Note each line that includes the word "matplotlib". Copy those lines.

## start

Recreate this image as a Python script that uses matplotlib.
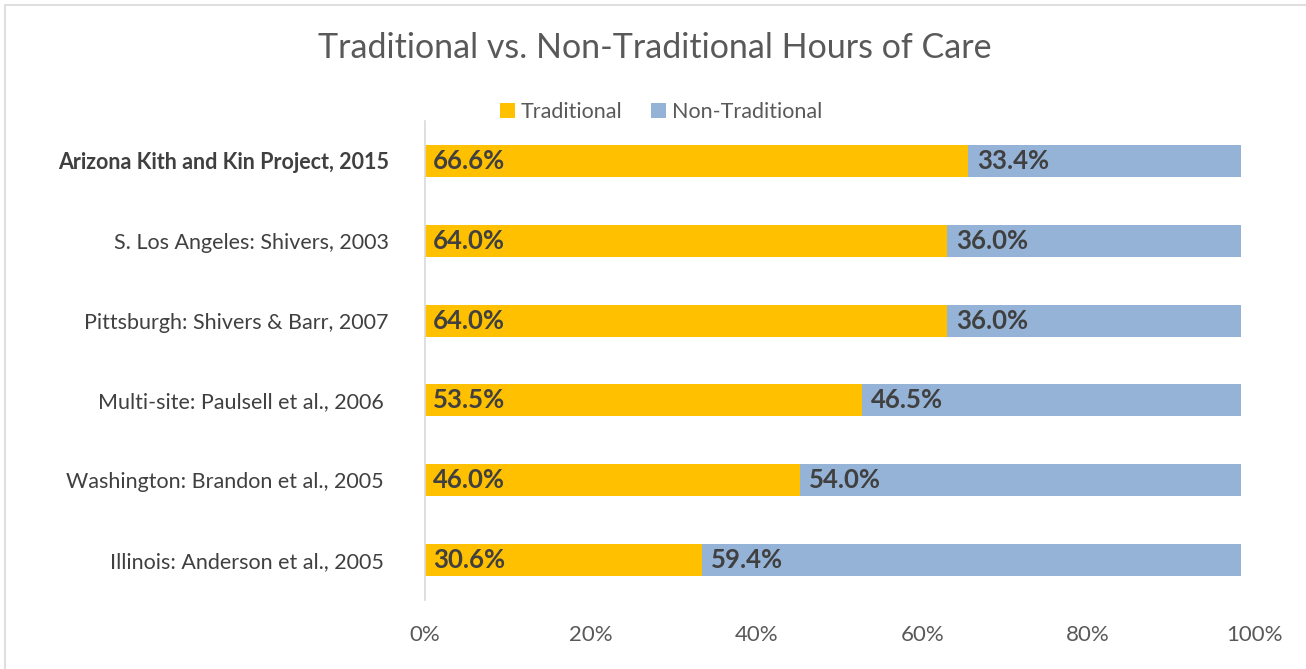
import numpy as np
import matplotlib.pyplot as plt
from matplotlib.patches import Rectangle
from matplotlib.transforms import ScaledTranslation

# data (raw values as labelled)
studies = ['Arizona Kith and Kin Project, 2015',
           'S. Los Angeles: Shivers, 2003',
           'Pittsburgh: Shivers & Barr, 2007',
           'Multi-site: Paulsell et al., 2006 ',
           'Washington: Brandon et al., 2005 ',
           'Illinois: Anderson et al., 2005 ']
traditional = [66.6, 64.0, 64.0, 53.5, 46.0, 30.6]
non_traditional = [33.4, 36.0, 36.0, 46.5, 54.0, 59.4]
tick_vals = [0, 0.2, 0.4, 0.6, 0.8, 1.0]
tick_labels = ['0%', '20%', '40%', '60%', '80%', '100%']

plt.rcParams['font.family'] = ['Lato', 'DejaVu Sans']

yellow = '#FFC000'
blue = '#95B3D7'
dark = '#404040'
grey = '#595959'

trad = np.array(traditional)
non = np.array(non_traditional)
total = trad + non
# 100% stacked: each row is scaled to its own total
trad_share = trad / total
non_share = non / total
y = np.arange(len(studies))

fig = plt.figure(figsize=(13.06, 6.69), dpi=100)
ax = fig.add_axes([425/1306, 1 - 600/669, 816/1306, 479/669])

ax.barh(y, trad_share, height=0.4, color=yellow, label='Traditional')
ax.barh(y, non_share, left=trad_share, height=0.4, color=blue, label='Non-Traditional')

for i in range(len(studies)):
    ax.text(0.01, y[i], '%.1f%%' % traditional[i], ha='left', va='center',
            fontsize=18.5, fontweight='bold', color=dark)
    ax.text(trad_share[i] + 0.011, y[i], '%.1f%%' % non_traditional[i], ha='left',
            va='center', fontsize=18.5, fontweight='bold', color=dark)

ax.set_xlim(0, 1)
ax.set_ylim(len(studies) - 0.5, -0.5)
ax.set_xticks(tick_vals)
ax.set_xticklabels(tick_labels, fontsize=16, color=grey)
ax.set_yticks(y)
ax.set_yticklabels(studies, fontsize=15.5, color=dark)
ax.get_yticklabels()[0].set_fontweight('bold')
ax.tick_params(axis='x', length=0, pad=18)
ax.tick_params(axis='y', length=0, pad=26)
# excel spreads the x labels a little wider than the bars
for k, lab in enumerate(ax.get_xticklabels()):
    lab.set_transform(lab.get_transform() + ScaledTranslation(0.026 * k, 0, fig.dpi_scale_trans))
for s in ['top', 'right', 'bottom']:
    ax.spines[s].set_visible(False)
ax.spines['left'].set_color('#D9D9D9')
ax.spines['left'].set_linewidth(1.2)

fig.text(655/1306, 1 - 48/669, 'Traditional vs. Non-Traditional Hours of Care',
         ha='center', va='center', fontsize=24.5, color=grey)
fig.legend(loc='center', bbox_to_anchor=(661/1306, 1 - 112/669), ncol=2,
           frameon=False, fontsize=15.5, handlelength=0.7, handleheight=0.7,
           handletextpad=0.3, columnspacing=1.3, labelcolor=grey)

fig.patches.append(Rectangle((5/1306, -0.02), 1.1, 1 - 5/669 + 0.02,
                             transform=fig.transFigure, fill=False,
                             edgecolor='#D9D9D9', linewidth=1.2))

fig.savefig('out.png', dpi=100, facecolor='white')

## end

EXERCISE RESULT »
Recreate this image as a Python script that uses matplotlib.
import matplotlib.pyplot as plt
from matplotlib.patches import Rectangle
from matplotlib.transforms import ScaledTranslation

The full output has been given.